The three sides for triangle ABC shown above, written symbolically as △ABC, are line segments AB, BC, and AC. A vertex is formed when two sides of a triangle intersect. △ABC has vertices at A, B, and C. An interior angle is formed at each vertex. Angles A, B, and C are the three interior angles for △ABC.
A line segment from a vertex of a triangle to the side opposite the vertex and is perpendicular to the opposite side is called an altitude. The side that is perpendicular to the altitude is called a base of the triangle. In triangle ABC below, line segment CD is an altitude, and side AB is a base.
It is common to name the sides of a triangle based on its opposing angle. This often involves the use of upper-case and lower-case letters to name an angle and its opposing side. Refer to △ABC above as an example. Side BC is opposite of angle A, so it is labeled as side a.
Using properties of parallel lines and alternate interior angles, we can show the sum of the interior angles for a triangle is 180°.
- For △ABC shown above, let line DE, containing vertex C, be parallel to side AB. Since ∠DCE is a straight angle, ∠ECA + ∠DCB + ∠BCA = 180°.
- Also, since DE is parallel to AB, this forms two sets of congruent alternate interior angles such that ∠ECA≅∠A and ∠DCB≅∠B.
- Substituting angles A and B into our previous equation, ∠A + ∠B + ∠BCA = 180°, where ∠BCA = ∠C.
For a triangle, an exterior angle is an angle formed by one side of the triangle and a line extended from another of its sides. The measure of an exterior angle of a triangle equals the sum of its two remote interior angles.
For △ABC shown above, ∠CAD is the exterior angle for ∠A and ∠B and ∠C are the two remote interior angles. We know that ∠CAB + ∠B + ∠C = 180°. Also, ∠CAB and ∠CAD form a straight angle, so ∠CAB + ∠CAD = 180°. Since both sums equal 180°:
∠CAB + ∠CAD = ∠CAB + ∠B + ∠C
∠CAD = ∠B + ∠C
The same can be shown for any exterior angle of any triangle.
Triangles are often classified by their angles and sides, as shown in the tables below.
|Acute||all interior angles < 90°|
|Obtuse||1 interior angle > 90°|
|Right||1 angle = 90°|
|Equiangular||each interior angle = 60°|
|Scalene||no 2 sides are congruent|
|Isosceles||2 congruent sides|
|Equilateral||all sides are congruent|
Comparing sides and angles
A triangle can only be formed when the sum of any two sides of the triangle is greater than its third side.
The sides of △ABC are a = 4, b = 6, and c = 9. Can a triangle be formed with the given sides?

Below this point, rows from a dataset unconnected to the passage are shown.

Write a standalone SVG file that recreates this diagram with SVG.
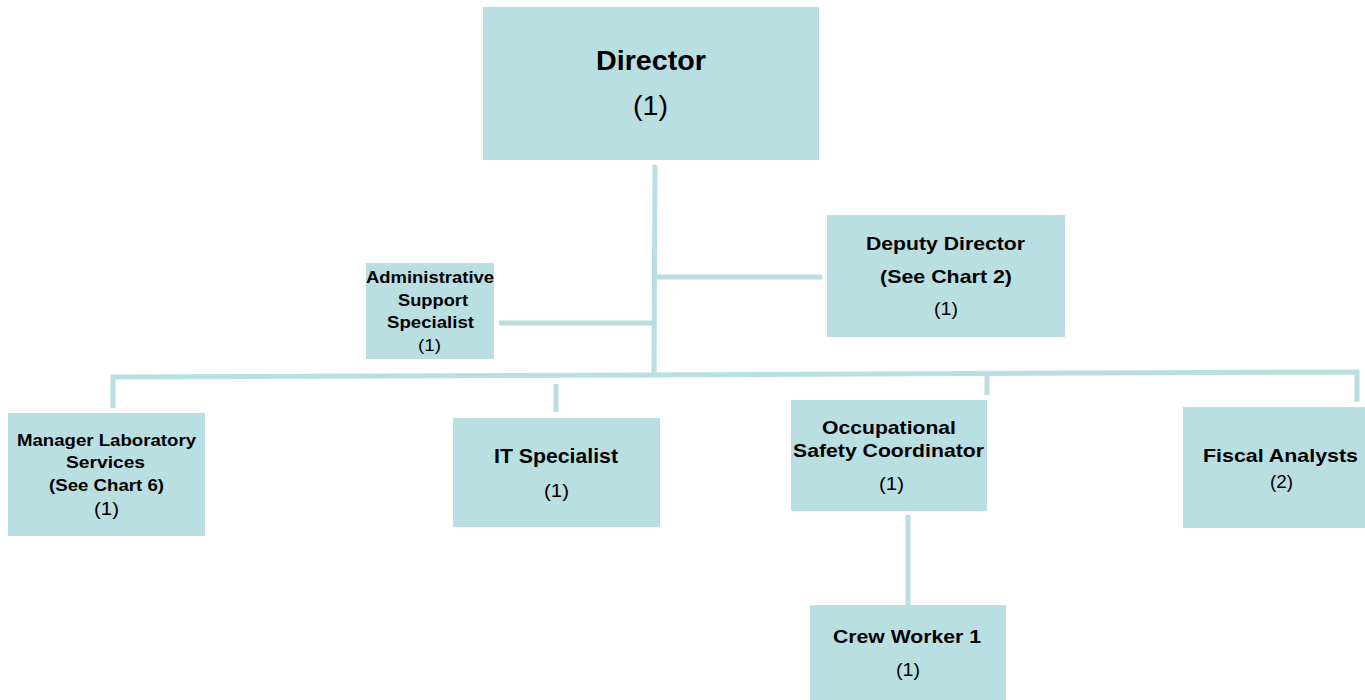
<svg xmlns="http://www.w3.org/2000/svg" width="1365" height="700" viewBox="0 0 1365 700">
<style>
.box{fill:#B9DFE2;}
.ln{stroke:#B9DFE2;stroke-width:5;fill:none;}
text{font-family:"Liberation Sans",Arial,sans-serif;fill:#000;text-anchor:middle;}
.b{font-weight:bold;}
</style>
<rect width="1365" height="700" fill="#fff"/>
<g id="connectors">
<line class="ln" x1="655" y1="165" x2="654" y2="376"/>
<line class="ln" x1="657" y1="277" x2="822" y2="277"/>
<line class="ln" x1="499" y1="323" x2="652" y2="323"/>
<polyline class="ln" points="113,408 113,377 1357,372 1357,402"/>
<line class="ln" x1="556" y1="384" x2="556" y2="412"/>
<line class="ln" x1="987" y1="374" x2="987" y2="395"/>
<line class="ln" x1="908" y1="515" x2="908" y2="606"/>
</g>
<g id="director">
<rect class="box" x="483" y="7" width="336" height="153"/>
<text class="b" x="651" y="70" font-size="27" textLength="110" lengthAdjust="spacingAndGlyphs">Director</text>
<text x="650.5" y="115" font-size="28" textLength="35" lengthAdjust="spacingAndGlyphs">(1)</text>
</g>
<g id="deputy">
<rect class="box" x="827" y="215" width="238" height="122"/>
<text class="b" x="945.5" y="250" font-size="19" textLength="159" lengthAdjust="spacingAndGlyphs">Deputy Director</text>
<text class="b" x="946" y="283" font-size="19" textLength="132" lengthAdjust="spacingAndGlyphs">(See Chart 2)</text>
<text x="946" y="315" font-size="18" textLength="24" lengthAdjust="spacingAndGlyphs">(1)</text>
</g>
<g id="admin">
<rect class="box" x="366" y="263" width="128" height="96"/>
<text class="b" x="430" y="283" font-size="16" textLength="128" lengthAdjust="spacingAndGlyphs">Administrative</text>
<text class="b" x="433" y="306" font-size="16" textLength="70" lengthAdjust="spacingAndGlyphs">Support</text>
<text class="b" x="430.5" y="328" font-size="16" textLength="87" lengthAdjust="spacingAndGlyphs">Specialist</text>
<text x="429.5" y="351" font-size="16" textLength="23" lengthAdjust="spacingAndGlyphs">(1)</text>
</g>
<g id="manager">
<rect class="box" x="8" y="413" width="197" height="123"/>
<text class="b" x="106.5" y="446" font-size="17" textLength="179" lengthAdjust="spacingAndGlyphs">Manager Laboratory</text>
<text class="b" x="105.5" y="468" font-size="17" textLength="79" lengthAdjust="spacingAndGlyphs">Services</text>
<text class="b" x="106.5" y="491" font-size="17" textLength="115" lengthAdjust="spacingAndGlyphs">(See Chart 6)</text>
<text x="106.5" y="515" font-size="18" textLength="25" lengthAdjust="spacingAndGlyphs">(1)</text>
</g>
<g id="it">
<rect class="box" x="453" y="418" width="207" height="109"/>
<text class="b" x="556" y="463" font-size="20" textLength="124" lengthAdjust="spacingAndGlyphs">IT Specialist</text>
<text x="556.5" y="497" font-size="18" textLength="25" lengthAdjust="spacingAndGlyphs">(1)</text>
</g>
<g id="occupational">
<rect class="box" x="791" y="400" width="196" height="111"/>
<text class="b" x="889" y="434" font-size="19" textLength="134" lengthAdjust="spacingAndGlyphs">Occupational</text>
<text class="b" x="888.5" y="457" font-size="19" textLength="191" lengthAdjust="spacingAndGlyphs">Safety Coordinator</text>
<text x="891.5" y="490" font-size="18" textLength="25" lengthAdjust="spacingAndGlyphs">(1)</text>
</g>
<g id="fiscal">
<rect class="box" x="1183" y="407" width="182" height="121"/>
<text class="b" x="1280.5" y="462" font-size="19" textLength="155" lengthAdjust="spacingAndGlyphs">Fiscal Analysts</text>
<text x="1281.5" y="488" font-size="18" textLength="23" lengthAdjust="spacingAndGlyphs">(2)</text>
</g>
<g id="crew">
<rect class="box" x="810" y="605" width="196" height="95"/>
<text class="b" x="907" y="643" font-size="19" textLength="148" lengthAdjust="spacingAndGlyphs">Crew Worker 1</text>
<text x="908" y="676" font-size="18" textLength="24" lengthAdjust="spacingAndGlyphs">(1)</text>
</g>
</svg>
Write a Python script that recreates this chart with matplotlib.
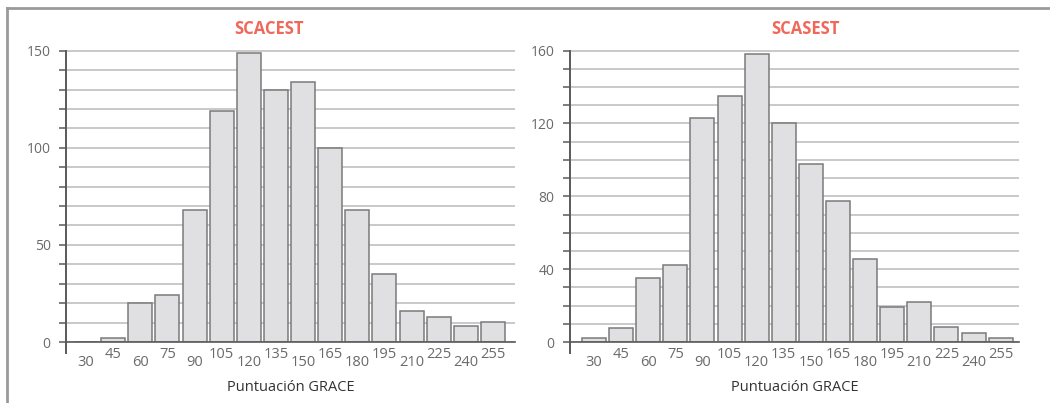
import matplotlib
matplotlib.use("Agg")
import matplotlib.pyplot as plt
from matplotlib.lines import Line2D
from matplotlib.ticker import MultipleLocator

plt.rcParams["font.family"] = ["Open Sans", "DejaVu Sans"]

# ── datos ─────────────────────────────────────────────
grace = [30, 45, 60, 75, 90, 105, 120, 135, 150, 165, 180, 195, 210, 225, 240, 255]
scacest = [0, 2, 20, 24, 68, 119, 149, 130, 134, 100, 68, 35, 16, 13, 8, 10.5]
scasest = [2, 7.5, 35, 42.5, 123, 135, 158, 120, 98, 77.5, 45.5, 19, 22, 8, 5, 2]

W, H = 1050, 403
fig = plt.figure(figsize=(W / 100, H / 100), dpi=100)

TITLE_C = "#F0685A"
AXIS_C = "#5a5a5a"
GRID_C = "#c0c0c0"
TXT_C = "#6a6a6a"


def px_box(x0, x1, y_top, y_bot):
    return [x0 / W, 1 - y_bot / H, (x1 - x0) / W, (y_bot - y_top) / H]


def draw(ax, values, ymax, major, xlim, title, title_x, spine_low):
    ax.bar(grace, values, width=13.3, color="#e0e0e2", edgecolor="#7a7a7a",
           linewidth=1.1, zorder=2)
    ax.set_xlim(*xlim)
    ax.set_ylim(0, ymax + 1)
    ax.set_axisbelow(True)

    ax.yaxis.set_major_locator(MultipleLocator(major))
    ax.yaxis.set_minor_locator(MultipleLocator(10))
    ax.grid(True, axis="y", which="both", color=GRID_C, linewidth=1.2)
    ax.tick_params(axis="y", which="both", length=5, width=1.1, color=AXIS_C,
                   labelsize=10, labelcolor=TXT_C, pad=6)

    # etiquetas del eje x alternadas
    ax.set_xticks(grace[0::2])
    ax.set_xticklabels([str(g) for g in grace[0::2]])
    ax.set_xticks(grace[1::2], minor=True)
    ax.set_xticklabels([str(g) for g in grace[1::2]], minor=True)
    ax.tick_params(axis="x", which="major", length=0, pad=9.5, labelsize=10.5,
                   labelcolor=TXT_C)
    ax.tick_params(axis="x", which="minor", length=0, pad=3.5, labelsize=10.5,
                   labelcolor=TXT_C)

    for s in ("top", "right"):
        ax.spines[s].set_visible(False)
    ax.spines["left"].set_color(AXIS_C)
    ax.spines["left"].set_linewidth(1.4)
    ax.spines["left"].set_bounds(spine_low, ymax)
    ax.spines["bottom"].set_color(AXIS_C)
    ax.spines["bottom"].set_linewidth(1.2)

    ax.set_xlabel("Puntuación GRACE", fontsize=10.5, color="#333333", labelpad=7)
    fig.text(title_x / W, 1 - 29 / H, title, ha="center", va="center",
             fontsize=12, fontweight="bold", color=TITLE_C)


ax1 = fig.add_axes(px_box(66, 515, 48.8, 342))
draw(ax1, scacest, 150, 50, (18.9, 267.2), "SCACEST", 269, -5.7)

ax2 = fig.add_axes(px_box(570, 1018.7, 48.8, 342))
draw(ax2, scasest, 160, 40, (16.7, 265.0), "SCASEST", 805, -6)

# marco gris
fig.add_artist(Line2D([7 / W, 1], [1 - 8 / H, 1 - 8 / H], color="#9a9a9a", linewidth=2))
fig.add_artist(Line2D([7 / W, 7 / W], [0, 1 - 8 / H], color="#9a9a9a", linewidth=2))

fig.savefig("out.png", dpi=100)
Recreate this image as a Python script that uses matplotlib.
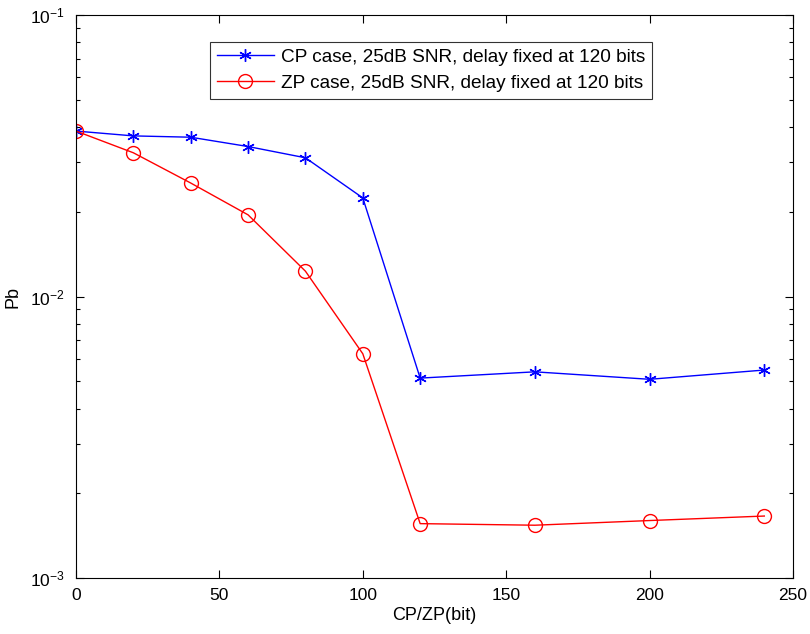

Since 4 + 6 > 9, 4 + 9 > 6, and 6 + 9 > 4 we can form △ABC. This only tells us that a triangle can be formed by the three given sides. It does not classify the triangle.
If one side of a triangle is longer than another side, the angle opposite the longer side must be greater than the angle opposite the smaller side. This is true for any triangle.
As an example, you can see from the side and angle measures given for △ABC above, AB > BC. Based on this, we know that ∠C > ∠A.
Conversely, the greater the angle measure, the greater the length of the opposite side. Since ∠B > ∠A, AC > BC.